Baie-Comeau – Pour une première fois, l’artiste en art visuel Richard Ferron dévoilait son travail sur les empreintes corporelles, une exposition intitulée Chair-Mémoire comprenant trois parties d’une démarche de longue haleine, qui exigeait de l’art sur soi, sur l’autre et sur les autres.
Julie-Andrée Verville
À l’occasion d’un vernissage qui se déroulait le 28 août au 27, place La Salle, Richard Ferron, a pu expliquer l’envergure de l’œuvre qu’il a amorcée à l’aube des années 2000. Composée de photogrammes et d’impressions numériques de grands formats, l’exposition montre différentes parties du corps humain. Le procédé consiste à enduire une poudre de fusain sur les membres du corps choisis par l’artiste ou proposés par les sujets. La suie est ensuite déposée sur une pellicule adhésive, appliquée sur un plexiglass. Cet objet devient alors le négatif qui sera transféré sur le papier photo, créant ainsi le photogramme.
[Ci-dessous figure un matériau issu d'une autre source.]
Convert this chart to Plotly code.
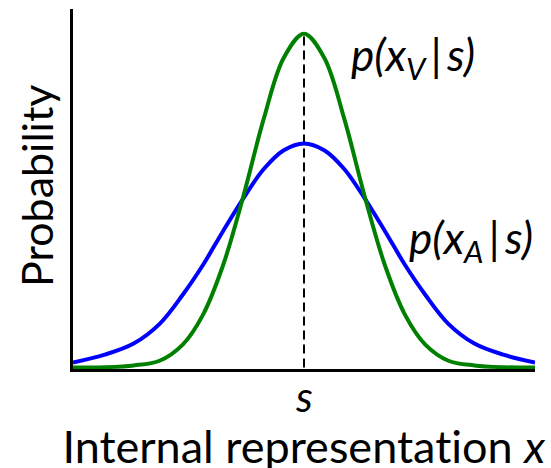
import plotly.graph_objects as go

# Positions along the internal-representation axis (s = 0)
x_vals = [-4.0, -3.45, -2.95, -2.5, -2.1, -1.75, -1.4, -1.05, -0.7, -0.35, 0.0,
          0.35, 0.7, 1.05, 1.4, 1.75, 2.1, 2.5, 2.95, 3.45, 4.0]
# p(x_A | s) : wide blue curve
p_auditory = [0.014, 0.036, 0.067, 0.122, 0.203, 0.286, 0.381, 0.472, 0.553, 0.606, 0.625,
              0.606, 0.553, 0.472, 0.381, 0.286, 0.203, 0.122, 0.067, 0.036, 0.014]
# p(x_V | s) : narrow green curve
p_visual = [0.0, 0.001, 0.006, 0.019, 0.064, 0.147, 0.286, 0.478, 0.692, 0.864, 0.931,
            0.864, 0.692, 0.478, 0.286, 0.147, 0.064, 0.019, 0.006, 0.001, 0.0]
s_value = 0.0
s_peak = 0.931

x_title = "Internal representation <i>x</i>"
y_title = "Probability"
s_label = "s"
label_v = "p(x<sub>V</sub>\u2009|\u2009s)"
label_a = "p(x<sub>A</sub>\u2009|\u2009s)"

FONT = "Lato"

fig = go.Figure()
fig.add_trace(go.Scatter(x=[s_value, s_value], y=[0, s_peak], mode="lines",
                         line=dict(color="black", width=2, dash="9px,5px"),
                         hoverinfo="skip", showlegend=False))
fig.add_trace(go.Scatter(x=x_vals, y=p_auditory, mode="lines", line_shape="spline",
                         line=dict(color="#0000FF", width=4), showlegend=False))
fig.add_trace(go.Scatter(x=x_vals, y=p_visual, mode="lines", line_shape="spline",
                         line=dict(color="#008000", width=4), showlegend=False))

ax_common = dict(showline=True, linecolor="black", linewidth=3, showgrid=False,
                 zeroline=False, showticklabels=False, ticks="", fixedrange=True)
fig.update_xaxes(range=[-4, 4], **ax_common)
fig.update_yaxes(range=[-0.004, 1.0], **ax_common)

def px_to_paper(px, py):
    return (px - 73) / 462.0, (369 - py) / 360.0

annos = []
def add_label(text, px, py, size, italic=False, angle=0):
    xp, yp = px_to_paper(px, py)
    font = dict(family=FONT, size=size, color="black")
    if italic:
        font["style"] = "italic"
    annos.append(dict(text=text, x=xp, y=yp, xref="paper", yref="paper",
                      xanchor="center", yanchor="middle", showarrow=False,
                      textangle=angle, font=font))

add_label(x_title, 304, 446, 45)
add_label(s_label, 304, 396, 42, italic=True)
add_label(y_title, 36, 186, 43, angle=-90)
add_label(label_v, 413, 58, 44, italic=True)
add_label(label_a, 471, 241, 44, italic=True)

fig.update_layout(width=551, height=468, margin=dict(l=73, r=16, t=9, b=99),
                  paper_bgcolor="white", plot_bgcolor="white",
                  annotations=annos, showlegend=False)

post_js = (
    "document.body.style.margin='0';"
    "document.body.style.overflow='hidden';"
    "var st=document.createElement('style');"
    "st.textContent='text,tspan{font-variant-ligatures:none;font-feature-settings:\"liga\" 0,\"clig\" 0;}';"
    "document.head.appendChild(st);"
)
fig.write_html("out.html", config={"displayModeBar": False}, post_script=post_js)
Ni blanc ni noir, chaque exemplaire, produit sans appareil-photo, crée des jeux d’ombre et de lumière, qui rappellent les grains du bois. Bouches, oreilles, poings, doigts, pieds, bras et torse, pour ne nommer que ces parties de l’anatomie, sont présentés seuls ou juxtaposés pour créer d’autres formes et parfois des fresques de plusieurs dizaines de fragments.
Pourquoi s’intéresser au corps? L’artiste répond à cette question en partageant son vécu. «J’ai accompagné ma mère jusqu’à la toute fin. J’étais seul avec elle lors de son décès et cette expérience par rapport à la mort et au corps m’a questionné sur qui on est, d’où on vient, où on s’en va et, surtout, sur qui je suis. Finalement, je suis le fragment de mon père et de ma mère, mais également un tout. J’ai commencé à travailler sur moi, ensuite sur l’autre, puis sur les autres, la collectivité, en jouant sur cette bivalence du fragment et du tout», précise M. Ferron.
Pour commencer son projet, en 2002, Richard Ferron a d’abord produit plusieurs impressions en utilisant les parties de son propre corps. Cette étape constituait la première phase du projet, soit l’art sur soi. En 2006, les prochaines œuvres se sont inspirées d’autrui, alors qu’il utilisait le corps de sujets en particulier. Cette démarche l’a conduit, quelque temps plus tard, à se consacrer à la collectivité de Baie-Comeau. Plus de 300 personnes ont offert leur corps à l’art. Réunies, ces trois parties du puzzle créent une œuvre collective, qui permet à M. Ferron de faire ce qu’il aime le plus, de l’art en lien avec les gens.
La relation par l’art
Quand il travaille, cet artiste en art visuel accorde une grande importance à l’art relationnel, ayant toujours en tête d’encourager les autres à user de créativité dans leur propre vie. «L’idée est que l’artiste entre en contact avec le public de façon directe. Quand j’ai réalisé une mosaïque à Baie-Trinité, j’ai demandé aux gens de me donner leurs matériaux. Ils ont aimé de pouvoir me parler et avoir ce contact. C’est différent de l’artiste qui crée en atelier. Je peux inciter les gens à mettre de la créativité dans leur quotidien, leur montrer que tout le monde peut s’exprimer à sa façon», souligne-t-il.
Dans Chair-Mémoire, la relation avec le public est prédominante, surtout dans la dernière portion de la création. Pour produire les photogrammes qu’il expose, Richard Ferron travaille en lien étroit avec des personnes. «En fait, on me donne une empreinte. J’en fais une œuvre et la personne qui m’a fourni cette empreinte devient elle-même une œuvre d’art. Elle me donne une partie d’elle», précise ce dernier.
Même si c’est le corps que l’on voit en premier, en contemplant Chair-Mémoire, les interprétations sont multiples lors du second regard. Quand il s’attarde, l’observateur peut voir autre chose : une flèche, un animal, le cosmos ou la molécule d’ADN. La créativité peut s’exprimer sous toutes ses formes.